めっちゃラフな話をしていいのであれば、すごく楽しみです!そういう面では単純に加藤清史郎として楽しみな部分もありますが、特にラナという存在なので、役者としても彼女から受ける刺激もかなり大きいだろうなと。コナンにとってラナは全てみたいな存在で、ラナのことを思って全部動くわけです。だから僕も彼女のことを思って過ごすんだろうなとは思います。そういう面では楽しみなこともすごくあるんですけれど、それでも「けどね」なんです。まだ楽しむところまで頭が追いついていないんですよね。
――舞台へのご出演も続いていますが、舞台の魅力についてどう感じていますか?
やっぱり伝わり方じゃないでしょうか。僕が舞台上に立っている立場から客席に伝わるものもそうですが、お客さんからもそうで。本当に文字の通り「生」なんです。
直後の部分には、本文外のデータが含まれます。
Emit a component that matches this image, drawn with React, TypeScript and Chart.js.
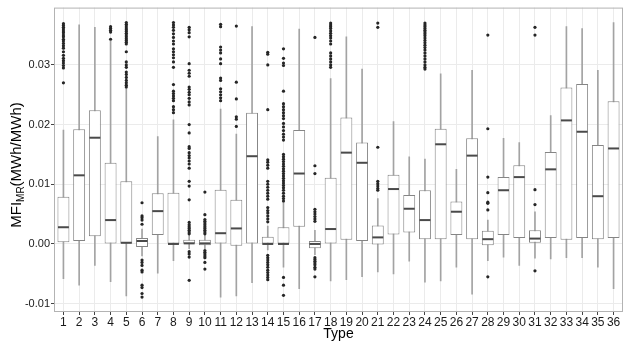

映像越しで見ることによって得られるものもありますが、映像じゃ絶対に味わえないものがあるのが劇場で観ることだと思うんです。観たもの聴いたものが、体で感じられるので、やっぱり行かないと難しいものがある。それはやっぱり舞台の一番の醍醐味なのかなとは思います。
そして、生だからこそ、同じことをやっていてもきっと違うというか、例えば、その日の相手の顔によっても全然違うと思うんですよ。表情とかじゃなくて、ちょっとだけ僕の二重幅が狭いとか。例えばラナと会話をしてても、コナンの目がちょっと違ったら、ラナの目も多分ちょっと変わって、それを見た(お客様の)目も変わると思うんです。やっている人たちも生だからこそ楽しいですし、見ている人たちもその場にいることが感じられる。それも魅力ですよね。でも、一番は響くことだと思います。空間で響くというか、体が揺れる感覚というか。スピーカーで大音量で聞いたら、ズンズンって感じるじゃないですか。あれを音だけじゃなく感じられるのが、舞台かなと思います。
――その舞台を『未来少年コナン』で体感していただく皆様にお伝えしたいことを、お願いします
きっと皆さんは、ビシビシ、ズシズシと響かせられて帰ることになると思います。僕は皆様が来てくださっている劇場の舞台のほうで、コナンとしてその空間に存在し続けようと思いますので、人を変えて世界を変えるコナンを観に来ていただけたら嬉しいです。と大口を叩くことで自分の尻を叩くことにします!